Supongo que en pocos días, entre el interés que nos iba creando las ruinas minoicas y las bondades del paisaje y del mar, fuimos cayendo poco a poco en el influjo de esta isla que nos ha quedado en el recuerdo como un viaje de los más especiales que hemos hecho. Sí, poco a poco, entre la música que nos acompañó en el minúsculo vehículo con el que hicimos las excursiones, la deliciosa gastronomía de la isla, los paisajes, el peso de la historia de cada lugar que veíamos... Y así Creta nos conquistó.

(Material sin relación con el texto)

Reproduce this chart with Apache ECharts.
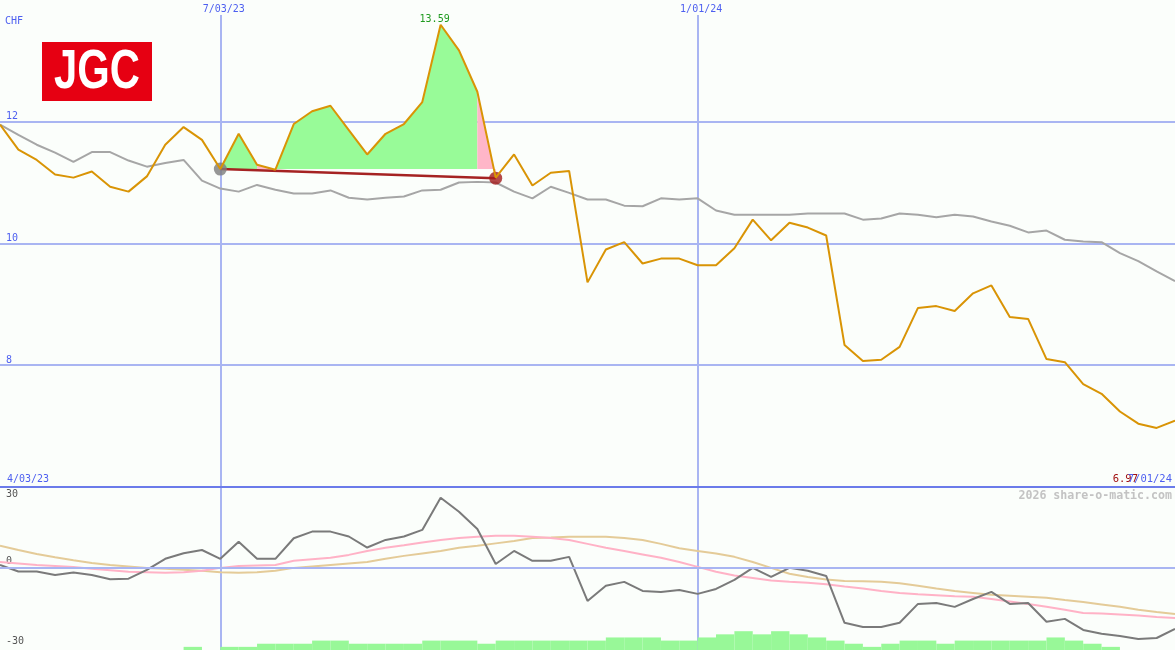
<!DOCTYPE html>
<html>
<head>
<meta charset="utf-8">
<title>JGC</title>
<script src="https://cdn.jsdelivr.net/npm/echarts@6/dist/echarts.min.js"></script>
<style>
  html, body { margin: 0; padding: 0; background: #fbfefb; }
  #chart { width: 1175px; height: 650px; }
</style>
</head>
<body>
<div id="chart"></div>
<script>
// weekly closes, M/DD/YY
const weeks = [
  '4/10/23', '4/17/23', '4/24/23', '5/01/23', '5/08/23', '5/15/23', '5/22/23', '5/29/23', '6/05/23', '6/12/23',
  '6/19/23', '6/26/23', '7/03/23', '7/10/23', '7/17/23', '7/24/23', '7/31/23', '8/07/23', '8/14/23', '8/21/23',
  '8/28/23', '9/04/23', '9/11/23', '9/18/23', '9/25/23', '10/02/23', '10/09/23', '10/16/23', '10/23/23', '10/30/23',
  '11/06/23', '11/13/23', '11/20/23', '11/27/23', '12/04/23', '12/11/23', '12/18/23', '12/25/23', '1/01/24', '1/08/24',
  '1/15/24', '1/22/24', '1/29/24', '2/05/24', '2/12/24', '2/19/24', '2/26/24', '3/04/24', '3/11/24', '3/18/24',
  '3/25/24', '4/01/24', '4/08/24', '4/15/24', '4/22/24', '4/29/24', '5/06/24', '5/13/24', '5/20/24', '5/27/24',
  '6/03/24', '6/10/24', '6/17/24', '6/24/24', '7/01/24'
];

// JGC price in CHF
const price = [
  11.95, 11.54, 11.37, 11.13, 11.08, 11.18, 10.93, 10.85, 11.10, 11.62,
  11.91, 11.70, 11.22, 11.80, 11.29, 11.21, 11.96, 12.17, 12.26, 11.86,
  11.46, 11.80, 11.96, 12.32, 13.59, 13.17, 12.49, 11.08, 11.46, 10.95,
  11.16, 11.19, 9.36, 9.90, 10.02, 9.67, 9.75, 9.75, 9.64, 9.64,
  9.92, 10.39, 10.05, 10.34, 10.26, 10.13, 8.33, 8.07, 8.09, 8.30,
  8.94, 8.97, 8.89, 9.18, 9.31, 8.79, 8.76, 8.10, 8.05, 7.69,
  7.53, 7.24, 7.04, 6.97, 7.09
];

// comparison index (grey)
const sector = [
  11.95, 11.78, 11.62, 11.49, 11.34, 11.50, 11.50, 11.36, 11.26, 11.32,
  11.37, 11.03, 10.90, 10.85, 10.96, 10.88, 10.82, 10.82, 10.87, 10.75,
  10.72, 10.75, 10.77, 10.87, 10.88, 11.00, 11.01, 11.00, 10.85, 10.74,
  10.93, 10.83, 10.72, 10.72, 10.62, 10.61, 10.74, 10.72, 10.74, 10.54,
  10.47, 10.47, 10.47, 10.47, 10.49, 10.49, 10.49, 10.39, 10.41, 10.49,
  10.47, 10.43, 10.47, 10.44, 10.36, 10.29, 10.18, 10.21, 10.06, 10.03,
  10.02, 9.84, 9.71, 9.54, 9.38
];

// lower panel oscillator
const momentum = [
  1.2, -1.5, -1.5, -2.9, -1.9, -2.9, -4.6, -4.4, -0.8, 3.7,
  6.0, 7.3, 3.7, 10.7, 3.7, 3.7, 12.1, 14.8, 14.8, 12.8,
  8.3, 11.4, 12.8, 15.5, 28.6, 22.9, 15.9, 1.6, 6.9, 2.9,
  2.9, 4.5, -13.5, -7.3, -5.7, -9.4, -9.8, -9.0, -10.6, -8.6,
  -4.9, 0.0, -3.7, 0.0, -1.2, -3.3, -22.4, -24.1, -24.1, -22.4,
  -14.7, -14.3, -15.9, -12.7, -9.8, -14.7, -14.3, -22.0, -20.8, -25.3,
  -26.9, -27.8, -29.0, -28.6, -24.9
];
const maFast = [
  2.4, 1.8, 1.2, 0.8, 0.4, -0.4, -1.0, -1.6, -1.8, -2.0,
  -1.8, -1.2, 0.0, 0.8, 1.0, 1.2, 2.9, 3.5, 4.1, 5.3,
  6.9, 8.2, 9.2, 10.4, 11.4, 12.2, 12.7, 13.1, 13.1, 12.7,
  12.2, 11.4, 9.8, 8.2, 6.9, 5.5, 4.1, 2.4, 0.4, -1.6,
  -3.1, -4.1, -5.1, -5.7, -6.1, -6.7, -7.6, -8.4, -9.4, -10.2,
  -10.8, -11.2, -11.6, -11.8, -12.7, -13.7, -14.7, -15.9, -17.1, -18.4,
  -18.6, -19.0, -19.4, -20.0, -20.4
];
const maSlow = [
  9.0, 7.3, 5.7, 4.3, 3.1, 2.0, 1.2, 0.6, 0.0, -0.4,
  -0.8, -1.2, -1.8, -2.0, -1.8, -1.2, 0.0, 0.6, 1.2, 1.8,
  2.4, 3.7, 4.9, 5.9, 6.9, 8.2, 9.0, 10.0, 11.0, 12.2,
  12.4, 12.7, 12.7, 12.7, 12.2, 11.4, 9.8, 8.0, 6.9, 5.9,
  4.5, 2.4, 0.0, -2.4, -3.7, -4.7, -5.3, -5.5, -5.7, -6.3,
  -7.3, -8.4, -9.4, -10.2, -11.0, -11.4, -11.8, -12.2, -13.1, -13.9,
  -14.9, -15.9, -17.1, -18.0, -18.8
];

// volume per week (relative units)
const volume = [
  0, 0, 0, 0, 0, 0, 0, 0, 0, 0,
  1, 0, 1, 1, 2, 2, 2, 3, 3, 2,
  2, 2, 2, 3, 3, 3, 2, 3, 3, 3,
  3, 3, 3, 4, 4, 4, 3, 3, 4, 5,
  6, 5, 6, 5, 4, 3, 2, 1, 2, 3,
  3, 2, 3, 3, 3, 3, 3, 4, 3, 2,
  1, 0, 0, 0
];

const priceLabels = [8, 10, 12];
const oscTicks = [-30, 0, 30];
const dateMarks = ['7/03/23', '1/01/24'];

// holding period
const buyIndex = 12;
const sellIndex = 27;
const buyPrice = 11.22;
const sellPrice = 11.07;
const gainRanges = [[12, 14], [15, 26]];
const lossRanges = [[14, 15], [26, 27]];

const gridBlue = '#a9b5f2';
const labelBlue = '#4d5ff0';
const mono = 'DejaVu Sans Mono';

const isMark = (i) => dateMarks.includes(weeks[i]);
const segment = (r) => price.map((v, i) => (i >= r[0] && i <= r[1] ? v : null));

function areaSeries(range, color) {
  return {
    type: 'line',
    xAxisIndex: 0,
    yAxisIndex: 0,
    data: segment(range),
    symbol: 'none',
    lineStyle: { width: 0 },
    areaStyle: { color: color, opacity: 1, origin: buyPrice },
    silent: true,
    z: 2
  };
}

const holdLine = price.map((v, i) => (i === buyIndex ? buyPrice : i === sellIndex ? sellPrice : null));
const holdDots = price.map((v, i) => {
  if (i === buyIndex) return { value: buyPrice, itemStyle: { color: '#7d7d7d' }, symbolSize: 13 };
  if (i === sellIndex) return { value: sellPrice, itemStyle: { color: '#a31c1c' }, symbolSize: 13 };
  return null;
});

const chart = echarts.init(document.getElementById('chart'));

const option = {
  backgroundColor: '#fbfefb',
  animation: false,
  textStyle: { fontFamily: mono },
  grid: [
    { left: 0, right: 0, top: 15, height: 472 },
    { left: 0, right: 0, top: 487, height: 163 }
  ],
  xAxis: [
    {
      gridIndex: 0,
      type: 'category',
      data: weeks,
      boundaryGap: false,
      position: 'top',
      axisLine: { show: false, onZero: false },
      axisTick: { show: false },
      axisLabel: {
        interval: (i) => isMark(i),
        color: labelBlue,
        fontSize: 10,
        fontFamily: mono,
        margin: 1,
        padding: [0, 0, 0, 7]
      },
      splitLine: { show: true, interval: (i) => isMark(i), lineStyle: { color: gridBlue, width: 2 } }
    },
    {
      gridIndex: 1,
      type: 'category',
      data: weeks,
      boundaryGap: false,
      position: 'top',
      axisLine: { show: true, onZero: false, lineStyle: { color: '#6b7bea', width: 2 } },
      axisTick: { show: false },
      axisLabel: { show: false },
      splitLine: { show: true, interval: (i) => isMark(i), lineStyle: { color: gridBlue, width: 2 } }
    },
    {
      gridIndex: 1,
      type: 'category',
      data: weeks.slice(0, volume.length),
      boundaryGap: true,
      show: false
    }
  ],
  yAxis: [
    {
      gridIndex: 0,
      type: 'value',
      min: 6,
      max: 13.75,
      interval: 2,
      axisLine: { show: false },
      axisTick: { show: false },
      axisLabel: {
        inside: true,
        margin: 6,
        verticalAlign: 'bottom',
        color: labelBlue,
        fontSize: 10,
        fontFamily: mono,
        formatter: (v) => (priceLabels.includes(v) ? String(v) : '')
      },
      splitLine: { show: true, showMinLine: false, showMaxLine: false, lineStyle: { color: gridBlue, width: 2 } }
    },
    {
      gridIndex: 1,
      type: 'value',
      min: -33.5,
      max: 33,
      axisLine: { show: false },
      axisTick: { show: false },
      splitLine: { show: false },
      axisLabel: {
        customValues: oscTicks,
        inside: true,
        margin: 6,
        color: '#555',
        fontSize: 10,
        fontFamily: mono,
        formatter: (v) => (v === 0 ? '{up|0}' : String(v)),
        rich: {
          up: { color: '#555', fontSize: 10, fontFamily: mono, padding: [0, 0, 12, 0] }
        }
      },
      z: 1
    },
    {
      gridIndex: 1,
      type: 'value',
      min: 0,
      max: 52,
      show: false
    }
  ],
  graphic: [
    { type: 'rect', left: 42, top: 42, shape: { width: 110, height: 59 }, style: { fill: '#e60012' } },
    {
      type: 'text', x: 97, y: 73, scaleX: 0.76,
      style: { text: 'JGC', x: 0, y: 0, align: 'center', verticalAlign: 'middle', fill: '#fff', fontSize: 55, fontWeight: 'bold', fontFamily: 'Liberation Sans' }
    },
    { type: 'text', x: 5, y: 21, style: { text: 'CHF', verticalAlign: 'middle', fill: labelBlue, fontSize: 10, fontFamily: mono } },
    { type: 'text', x: 7, y: 479, style: { text: '4/03/23', verticalAlign: 'middle', fill: labelBlue, fontSize: 10, fontFamily: mono } },
    { type: 'text', x: 1138, y: 479, style: { text: Math.min(...price).toFixed(2), align: 'right', verticalAlign: 'middle', fill: '#a01010', fontSize: 10.5, fontFamily: mono } },
    { type: 'text', x: 1172, y: 479, style: { text: weeks[weeks.length - 1], align: 'right', verticalAlign: 'middle', fill: labelBlue, fontSize: 10.5, fontFamily: mono } },
    { type: 'text', x: 1172, y: 496, style: { text: '2026 share-o-matic.com', align: 'right', verticalAlign: 'middle', fill: '#c3c3c3', fontSize: 11.6, fontWeight: 'bold', fontFamily: mono } }
  ],
  series: [
    {
      name: 'Sector',
      type: 'line',
      xAxisIndex: 0,
      yAxisIndex: 0,
      data: sector,
      symbol: 'none',
      lineStyle: { color: '#a6a6a6', width: 2 },
      z: 1
    },
    ...gainRanges.map((r) => areaSeries(r, '#98fb98')),
    ...lossRanges.map((r) => areaSeries(r, '#ffb6c8')),
    {
      name: 'Hold',
      type: 'line',
      xAxisIndex: 0,
      yAxisIndex: 0,
      data: holdLine,
      connectNulls: true,
      symbol: 'none',
      lineStyle: { color: '#a52222', width: 2.5 },
      z: 3
    },
    {
      name: 'Trades',
      type: 'scatter',
      xAxisIndex: 0,
      yAxisIndex: 0,
      data: holdDots,
      symbol: 'circle',
      z: 4
    },
    {
      name: 'JGC',
      type: 'line',
      xAxisIndex: 0,
      yAxisIndex: 0,
      data: price,
      symbol: 'none',
      lineStyle: { color: '#d99405', width: 2 },
      markPoint: {
        symbol: 'circle',
        symbolSize: 1,
        itemStyle: { color: 'transparent' },
        label: { show: true, position: 'top', distance: 2, offset: [-6, 2], color: '#1f9a1f', fontSize: 10, fontFamily: mono, formatter: (p) => p.value.toFixed(2) },
        data: [{ type: 'max' }]
      },
      z: 5
    },
    {
      name: 'Volume',
      type: 'bar',
      xAxisIndex: 2,
      yAxisIndex: 2,
      data: volume,
      barCategoryGap: '0%',
      itemStyle: { color: '#98f898' },
      z: 1
    },
    {
      name: 'Slow',
      type: 'line',
      xAxisIndex: 1,
      yAxisIndex: 1,
      data: maSlow,
      symbol: 'none',
      lineStyle: { color: '#e4cb98', width: 2 },
      markLine: {
        silent: true,
        symbol: ['none', 'none'],
        label: { show: false },
        lineStyle: { color: gridBlue, width: 2, type: 'solid' },
        data: [{ yAxis: 0 }]
      },
      z: 2
    },
    {
      name: 'Fast',
      type: 'line',
      xAxisIndex: 1,
      yAxisIndex: 1,
      data: maFast,
      symbol: 'none',
      lineStyle: { color: '#ffb2c6', width: 2 },
      z: 3
    },
    {
      name: 'Momentum',
      type: 'line',
      xAxisIndex: 1,
      yAxisIndex: 1,
      data: momentum,
      symbol: 'none',
      lineStyle: { color: '#7a7a7a', width: 2 },
      z: 4
    }
  ]
};

chart.setOption(option);
</script>
</body>
</html>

(El resto de la crónica la seguiré contando en la otra casa del volcán)



15 de septiembre de 2009

Tarde de Prado.



Madrid te sorprende así, en medio de una tarde de calor y bullicio, por entre los despistados y los foráneos. Uno parece quererse confundir con ellos, y sentir que está en un lugar lejano, lleno de personas ansiosas también por ver qué ocurre en la noche, qué lunas nos mirarán, qué interiores nos acogerán, como si nada pudiera preverse, como si todo fuese nuevo y apetitoso. Me gusta Madrid porque a veces me hace sentir extraño, porque me acoge con complicidad pero al mismo tiempo me hace sentir extraño, lejano, inconsciente…
Tras la tarde el guiño de sol en la ventana, y eso que quizás, entre tanto turista a la puerta del Prado, tan sólo yo sé que en unas semanas sobre la fachada de la Academia de la Lengua el sol pintará las tardes más bonitas que conozco justo allí, junto a los árboles del retiro, en el Otoño que quiere anunciarse ya, una vez más.

8 de septiembre de 2009

Inicio de Septiembre




Alejarse para olvidar,
olvidar para recordar,
recordar desde la consciencia
que imprime el olvido.

En un lugar imaginario
que es real.
Desde la luz y el cielo,
desde las letras,
desde la música.

Y volver,
volver para mirar de nuevo,
volver para saber.

2 de septiembre de 2009

La noche inextinguible


El calor aún invade la noche y los cuerpos, los tejados arañan la luna allá en lo alto. No quedan demasiadas noches de verano y esta ciudad que lo mismo vibra con el ardor que con el hielo, se vuelca discretamente en las esquinas.
El humo y el alcohol se pierden en la oscuridad, la vida muerde los dedos, las bocas, las miradas. No quiero que se termine nunca la noche, no quiero que te termines nunca tú, ni el hilo de palabras que se nos queda sobre los posos. Tiemblan aún los recuerdos, oscuro se cierra el vértigo sobre el pecho, y se desprende la frágil naturaleza, llena de estupor, de olvido, de vida... Ebria de nosotros y de tiempo. Ebrios nosotros de vacío y de futuro.